### STATED EXERCISE
Start at the line where "Clone this chart" appears and end at the line where "import * as" appears; repeat those lines exactly, both ends included, leaving pictures behind.

========================================

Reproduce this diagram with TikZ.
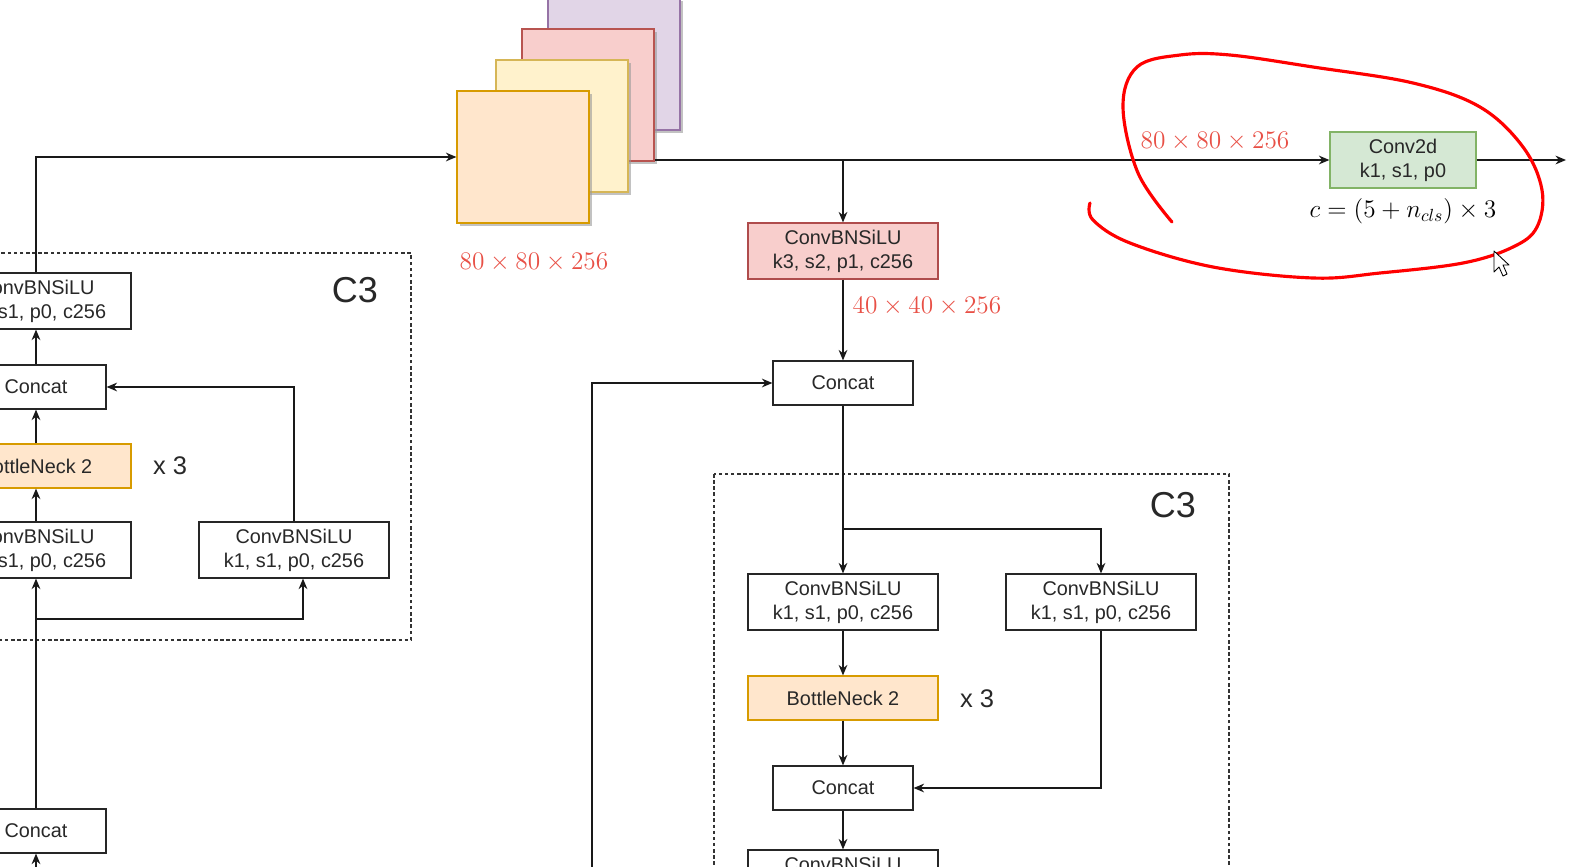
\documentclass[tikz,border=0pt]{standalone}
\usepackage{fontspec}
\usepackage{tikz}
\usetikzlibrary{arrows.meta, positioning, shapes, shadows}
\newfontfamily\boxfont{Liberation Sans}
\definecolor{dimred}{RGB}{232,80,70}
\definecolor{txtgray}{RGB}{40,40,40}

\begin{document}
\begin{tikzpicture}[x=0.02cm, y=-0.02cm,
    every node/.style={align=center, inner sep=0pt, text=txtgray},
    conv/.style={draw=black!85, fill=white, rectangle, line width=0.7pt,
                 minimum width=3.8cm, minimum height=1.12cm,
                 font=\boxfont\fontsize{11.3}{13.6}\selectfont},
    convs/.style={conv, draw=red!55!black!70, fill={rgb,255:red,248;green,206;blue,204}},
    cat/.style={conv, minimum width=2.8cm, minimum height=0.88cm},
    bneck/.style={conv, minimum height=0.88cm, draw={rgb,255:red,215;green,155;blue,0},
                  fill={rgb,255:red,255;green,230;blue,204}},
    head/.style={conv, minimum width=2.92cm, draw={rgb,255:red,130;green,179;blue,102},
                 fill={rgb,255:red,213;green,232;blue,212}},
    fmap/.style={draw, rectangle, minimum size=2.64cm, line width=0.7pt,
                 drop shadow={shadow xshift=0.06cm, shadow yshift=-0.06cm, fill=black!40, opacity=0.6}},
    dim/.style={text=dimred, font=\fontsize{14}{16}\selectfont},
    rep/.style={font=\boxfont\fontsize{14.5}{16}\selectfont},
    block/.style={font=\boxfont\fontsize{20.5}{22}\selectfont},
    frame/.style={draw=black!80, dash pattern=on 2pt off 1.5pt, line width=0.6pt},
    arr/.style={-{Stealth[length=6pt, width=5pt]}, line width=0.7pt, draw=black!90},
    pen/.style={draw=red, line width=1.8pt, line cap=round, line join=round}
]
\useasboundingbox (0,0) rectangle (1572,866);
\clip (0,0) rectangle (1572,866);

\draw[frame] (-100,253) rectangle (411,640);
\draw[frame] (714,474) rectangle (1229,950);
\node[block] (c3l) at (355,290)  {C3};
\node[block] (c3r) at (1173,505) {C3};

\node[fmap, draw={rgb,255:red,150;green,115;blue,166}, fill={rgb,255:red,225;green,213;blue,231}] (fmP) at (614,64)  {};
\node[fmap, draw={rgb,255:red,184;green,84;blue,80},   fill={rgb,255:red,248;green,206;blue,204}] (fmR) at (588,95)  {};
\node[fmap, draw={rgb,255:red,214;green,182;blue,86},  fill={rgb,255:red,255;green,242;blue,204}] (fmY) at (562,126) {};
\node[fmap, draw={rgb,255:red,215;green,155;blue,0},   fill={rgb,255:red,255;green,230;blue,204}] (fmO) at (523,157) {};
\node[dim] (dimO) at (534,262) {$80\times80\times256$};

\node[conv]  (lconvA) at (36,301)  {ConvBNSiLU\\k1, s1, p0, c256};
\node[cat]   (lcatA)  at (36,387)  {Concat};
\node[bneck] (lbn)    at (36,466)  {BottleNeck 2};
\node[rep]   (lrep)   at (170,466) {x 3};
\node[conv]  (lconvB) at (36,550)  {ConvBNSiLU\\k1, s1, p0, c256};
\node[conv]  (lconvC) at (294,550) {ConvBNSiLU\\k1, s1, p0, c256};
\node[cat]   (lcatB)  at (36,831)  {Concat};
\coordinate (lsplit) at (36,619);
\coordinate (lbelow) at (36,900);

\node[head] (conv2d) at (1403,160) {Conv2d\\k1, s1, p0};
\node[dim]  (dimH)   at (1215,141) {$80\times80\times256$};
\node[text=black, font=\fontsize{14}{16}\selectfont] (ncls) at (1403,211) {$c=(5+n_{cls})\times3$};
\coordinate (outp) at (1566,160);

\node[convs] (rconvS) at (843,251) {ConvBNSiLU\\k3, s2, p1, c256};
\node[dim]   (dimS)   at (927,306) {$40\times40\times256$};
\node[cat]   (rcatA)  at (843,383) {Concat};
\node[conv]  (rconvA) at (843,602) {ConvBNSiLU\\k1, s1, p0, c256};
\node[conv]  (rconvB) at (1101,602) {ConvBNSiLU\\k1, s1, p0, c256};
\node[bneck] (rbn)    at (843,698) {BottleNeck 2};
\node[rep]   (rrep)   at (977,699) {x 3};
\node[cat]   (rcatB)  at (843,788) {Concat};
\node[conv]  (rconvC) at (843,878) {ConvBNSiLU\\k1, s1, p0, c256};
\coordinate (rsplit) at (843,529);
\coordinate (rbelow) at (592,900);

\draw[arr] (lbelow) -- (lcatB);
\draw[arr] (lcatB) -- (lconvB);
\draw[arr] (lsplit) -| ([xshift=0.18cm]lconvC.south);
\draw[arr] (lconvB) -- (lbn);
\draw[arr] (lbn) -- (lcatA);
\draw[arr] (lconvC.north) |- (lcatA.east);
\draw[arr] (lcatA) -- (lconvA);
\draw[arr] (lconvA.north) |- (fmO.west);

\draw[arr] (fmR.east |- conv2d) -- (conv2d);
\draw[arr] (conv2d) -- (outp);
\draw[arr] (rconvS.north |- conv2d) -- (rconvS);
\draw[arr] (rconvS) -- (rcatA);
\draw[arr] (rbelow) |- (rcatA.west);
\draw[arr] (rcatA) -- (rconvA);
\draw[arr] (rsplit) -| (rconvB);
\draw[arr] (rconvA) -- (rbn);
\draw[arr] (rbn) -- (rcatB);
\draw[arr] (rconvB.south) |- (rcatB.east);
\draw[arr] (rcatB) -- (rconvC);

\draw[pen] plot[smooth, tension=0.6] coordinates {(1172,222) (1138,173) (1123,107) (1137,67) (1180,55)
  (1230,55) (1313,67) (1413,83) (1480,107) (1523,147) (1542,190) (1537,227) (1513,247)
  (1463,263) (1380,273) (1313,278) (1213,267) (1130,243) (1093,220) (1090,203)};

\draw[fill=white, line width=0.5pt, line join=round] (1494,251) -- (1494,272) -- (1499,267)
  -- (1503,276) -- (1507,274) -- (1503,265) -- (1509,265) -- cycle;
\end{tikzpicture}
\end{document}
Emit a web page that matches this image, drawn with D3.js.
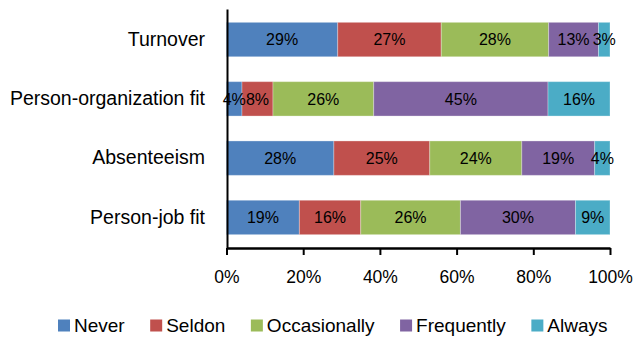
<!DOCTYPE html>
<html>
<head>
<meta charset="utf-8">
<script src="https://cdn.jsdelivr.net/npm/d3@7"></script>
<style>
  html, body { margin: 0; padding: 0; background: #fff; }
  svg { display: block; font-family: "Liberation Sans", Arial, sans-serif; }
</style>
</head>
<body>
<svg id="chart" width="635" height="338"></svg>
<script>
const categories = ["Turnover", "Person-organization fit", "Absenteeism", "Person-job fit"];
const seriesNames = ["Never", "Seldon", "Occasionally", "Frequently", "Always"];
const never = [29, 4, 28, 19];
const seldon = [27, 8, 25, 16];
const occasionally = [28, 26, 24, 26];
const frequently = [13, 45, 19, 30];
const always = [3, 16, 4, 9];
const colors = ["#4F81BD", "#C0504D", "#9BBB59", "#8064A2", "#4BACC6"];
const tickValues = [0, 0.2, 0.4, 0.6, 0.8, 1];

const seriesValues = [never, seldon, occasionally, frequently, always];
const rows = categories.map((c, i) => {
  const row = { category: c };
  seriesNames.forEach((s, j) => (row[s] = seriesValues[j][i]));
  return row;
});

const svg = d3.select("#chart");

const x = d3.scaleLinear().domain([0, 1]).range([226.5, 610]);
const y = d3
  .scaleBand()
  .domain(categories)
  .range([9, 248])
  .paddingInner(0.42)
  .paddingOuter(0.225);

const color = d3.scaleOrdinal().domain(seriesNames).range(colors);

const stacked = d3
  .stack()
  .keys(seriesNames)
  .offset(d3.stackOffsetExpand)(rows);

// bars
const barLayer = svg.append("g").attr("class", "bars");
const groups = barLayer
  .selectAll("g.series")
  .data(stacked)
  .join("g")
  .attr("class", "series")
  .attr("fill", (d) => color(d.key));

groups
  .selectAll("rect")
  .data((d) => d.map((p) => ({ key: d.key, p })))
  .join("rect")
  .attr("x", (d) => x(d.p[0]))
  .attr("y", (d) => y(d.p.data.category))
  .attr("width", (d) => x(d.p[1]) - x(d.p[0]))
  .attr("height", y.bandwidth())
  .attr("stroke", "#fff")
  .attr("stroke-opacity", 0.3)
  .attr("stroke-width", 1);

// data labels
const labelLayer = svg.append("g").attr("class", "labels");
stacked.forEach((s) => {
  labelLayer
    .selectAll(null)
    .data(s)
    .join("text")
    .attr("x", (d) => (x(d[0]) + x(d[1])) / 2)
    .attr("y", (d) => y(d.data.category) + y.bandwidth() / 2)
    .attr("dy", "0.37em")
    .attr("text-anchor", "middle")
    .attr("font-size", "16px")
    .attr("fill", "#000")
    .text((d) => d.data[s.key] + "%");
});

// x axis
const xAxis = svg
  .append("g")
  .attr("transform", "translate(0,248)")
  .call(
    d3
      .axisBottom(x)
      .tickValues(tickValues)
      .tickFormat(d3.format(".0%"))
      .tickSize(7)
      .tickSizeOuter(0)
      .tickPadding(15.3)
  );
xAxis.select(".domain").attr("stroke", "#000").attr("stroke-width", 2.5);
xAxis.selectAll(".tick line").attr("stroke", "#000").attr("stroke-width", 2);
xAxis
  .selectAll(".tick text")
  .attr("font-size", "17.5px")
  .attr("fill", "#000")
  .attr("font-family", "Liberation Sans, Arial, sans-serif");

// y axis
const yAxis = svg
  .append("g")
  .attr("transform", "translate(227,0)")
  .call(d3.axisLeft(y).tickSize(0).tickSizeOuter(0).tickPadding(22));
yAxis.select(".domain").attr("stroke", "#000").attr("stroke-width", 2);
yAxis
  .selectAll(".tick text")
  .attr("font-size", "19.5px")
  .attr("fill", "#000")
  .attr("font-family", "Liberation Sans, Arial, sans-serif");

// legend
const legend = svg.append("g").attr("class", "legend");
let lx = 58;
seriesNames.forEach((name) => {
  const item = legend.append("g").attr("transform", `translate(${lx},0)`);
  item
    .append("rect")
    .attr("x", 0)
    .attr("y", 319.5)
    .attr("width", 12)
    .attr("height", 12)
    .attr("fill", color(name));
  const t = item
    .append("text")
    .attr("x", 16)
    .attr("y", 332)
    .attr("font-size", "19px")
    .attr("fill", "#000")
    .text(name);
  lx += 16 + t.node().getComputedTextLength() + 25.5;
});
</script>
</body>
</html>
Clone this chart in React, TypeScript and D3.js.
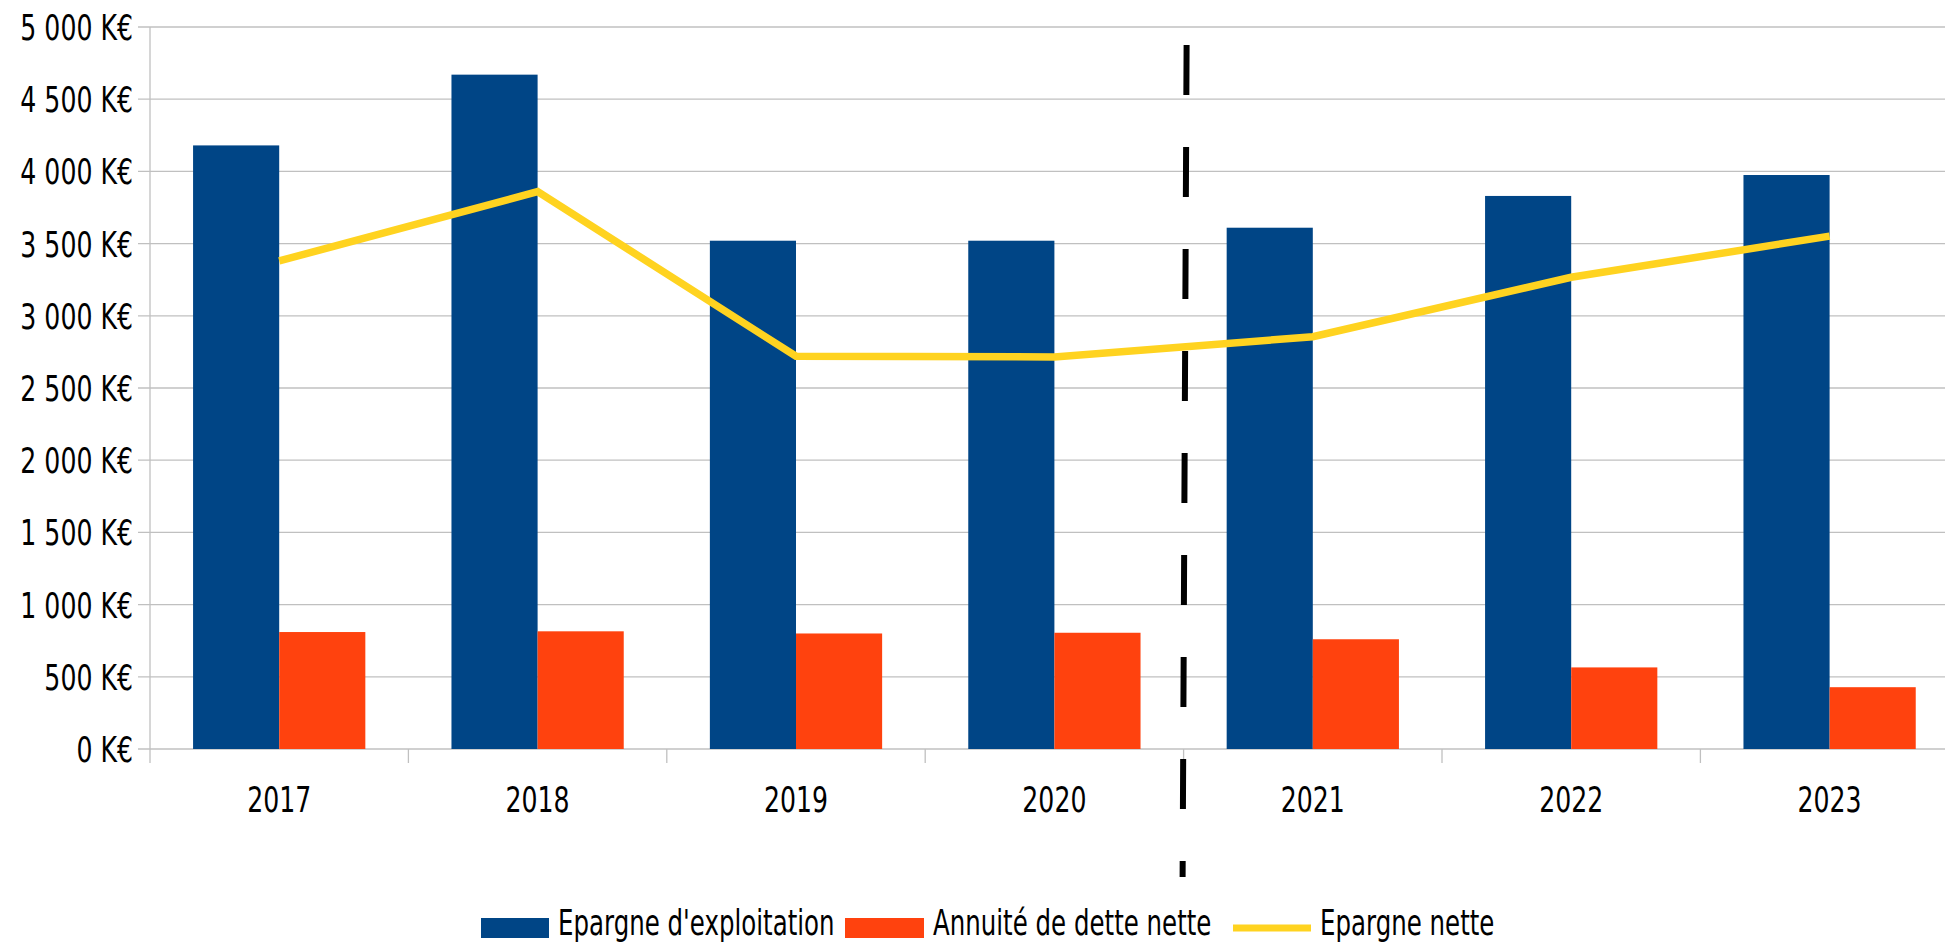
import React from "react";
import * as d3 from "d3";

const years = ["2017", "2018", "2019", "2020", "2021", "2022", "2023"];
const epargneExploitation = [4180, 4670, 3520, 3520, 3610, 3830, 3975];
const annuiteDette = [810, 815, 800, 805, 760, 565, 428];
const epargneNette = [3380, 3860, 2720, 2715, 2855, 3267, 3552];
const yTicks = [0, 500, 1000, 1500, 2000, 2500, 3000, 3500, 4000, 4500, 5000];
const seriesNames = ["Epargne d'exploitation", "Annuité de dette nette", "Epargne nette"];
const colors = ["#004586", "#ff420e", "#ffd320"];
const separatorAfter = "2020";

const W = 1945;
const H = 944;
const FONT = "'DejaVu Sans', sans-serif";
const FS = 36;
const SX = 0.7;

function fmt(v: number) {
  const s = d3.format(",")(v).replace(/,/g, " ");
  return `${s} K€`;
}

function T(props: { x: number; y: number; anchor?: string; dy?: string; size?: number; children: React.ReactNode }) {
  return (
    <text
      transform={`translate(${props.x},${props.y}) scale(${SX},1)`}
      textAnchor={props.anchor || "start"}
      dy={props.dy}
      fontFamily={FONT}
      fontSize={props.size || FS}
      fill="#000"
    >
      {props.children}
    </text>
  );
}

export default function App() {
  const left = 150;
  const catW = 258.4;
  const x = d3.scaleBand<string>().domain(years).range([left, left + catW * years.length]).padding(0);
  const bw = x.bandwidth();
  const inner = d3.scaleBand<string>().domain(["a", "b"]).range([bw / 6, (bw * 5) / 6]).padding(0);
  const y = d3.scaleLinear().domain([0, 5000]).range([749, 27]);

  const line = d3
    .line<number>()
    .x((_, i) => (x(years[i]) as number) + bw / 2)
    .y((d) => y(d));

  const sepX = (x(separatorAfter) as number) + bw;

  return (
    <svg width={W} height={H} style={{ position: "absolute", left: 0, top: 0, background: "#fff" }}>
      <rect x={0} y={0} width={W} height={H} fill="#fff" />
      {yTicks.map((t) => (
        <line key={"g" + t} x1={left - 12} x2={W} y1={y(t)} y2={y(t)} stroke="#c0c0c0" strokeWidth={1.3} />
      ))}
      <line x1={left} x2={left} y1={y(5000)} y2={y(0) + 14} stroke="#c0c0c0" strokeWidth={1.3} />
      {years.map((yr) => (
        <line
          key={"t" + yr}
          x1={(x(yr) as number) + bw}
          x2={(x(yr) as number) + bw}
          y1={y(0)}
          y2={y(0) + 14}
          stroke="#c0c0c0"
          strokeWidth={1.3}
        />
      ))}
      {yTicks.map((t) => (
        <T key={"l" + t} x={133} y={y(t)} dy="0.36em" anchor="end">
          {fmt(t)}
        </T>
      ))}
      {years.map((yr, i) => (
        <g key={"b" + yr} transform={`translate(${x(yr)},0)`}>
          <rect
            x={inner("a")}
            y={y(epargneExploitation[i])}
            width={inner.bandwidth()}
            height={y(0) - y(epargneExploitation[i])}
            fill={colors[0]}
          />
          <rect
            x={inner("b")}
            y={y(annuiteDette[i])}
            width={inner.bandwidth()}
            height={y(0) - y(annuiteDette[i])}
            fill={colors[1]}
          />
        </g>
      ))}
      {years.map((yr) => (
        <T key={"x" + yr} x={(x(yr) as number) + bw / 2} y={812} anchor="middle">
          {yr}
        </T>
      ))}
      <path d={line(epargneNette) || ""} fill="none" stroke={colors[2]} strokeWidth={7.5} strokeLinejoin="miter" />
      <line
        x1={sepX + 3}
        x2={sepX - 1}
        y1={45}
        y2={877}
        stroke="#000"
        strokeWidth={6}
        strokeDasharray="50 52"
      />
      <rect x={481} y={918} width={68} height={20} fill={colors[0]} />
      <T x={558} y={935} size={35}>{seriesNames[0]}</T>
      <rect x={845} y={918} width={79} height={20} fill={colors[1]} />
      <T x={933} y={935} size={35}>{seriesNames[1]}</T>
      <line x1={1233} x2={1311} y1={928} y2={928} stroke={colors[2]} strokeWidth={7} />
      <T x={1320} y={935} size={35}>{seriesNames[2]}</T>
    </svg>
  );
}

========================================

### TASK RESULT
Clone this chart in React, TypeScript and D3.js.
import React from "react";
import * as d3 from "d3";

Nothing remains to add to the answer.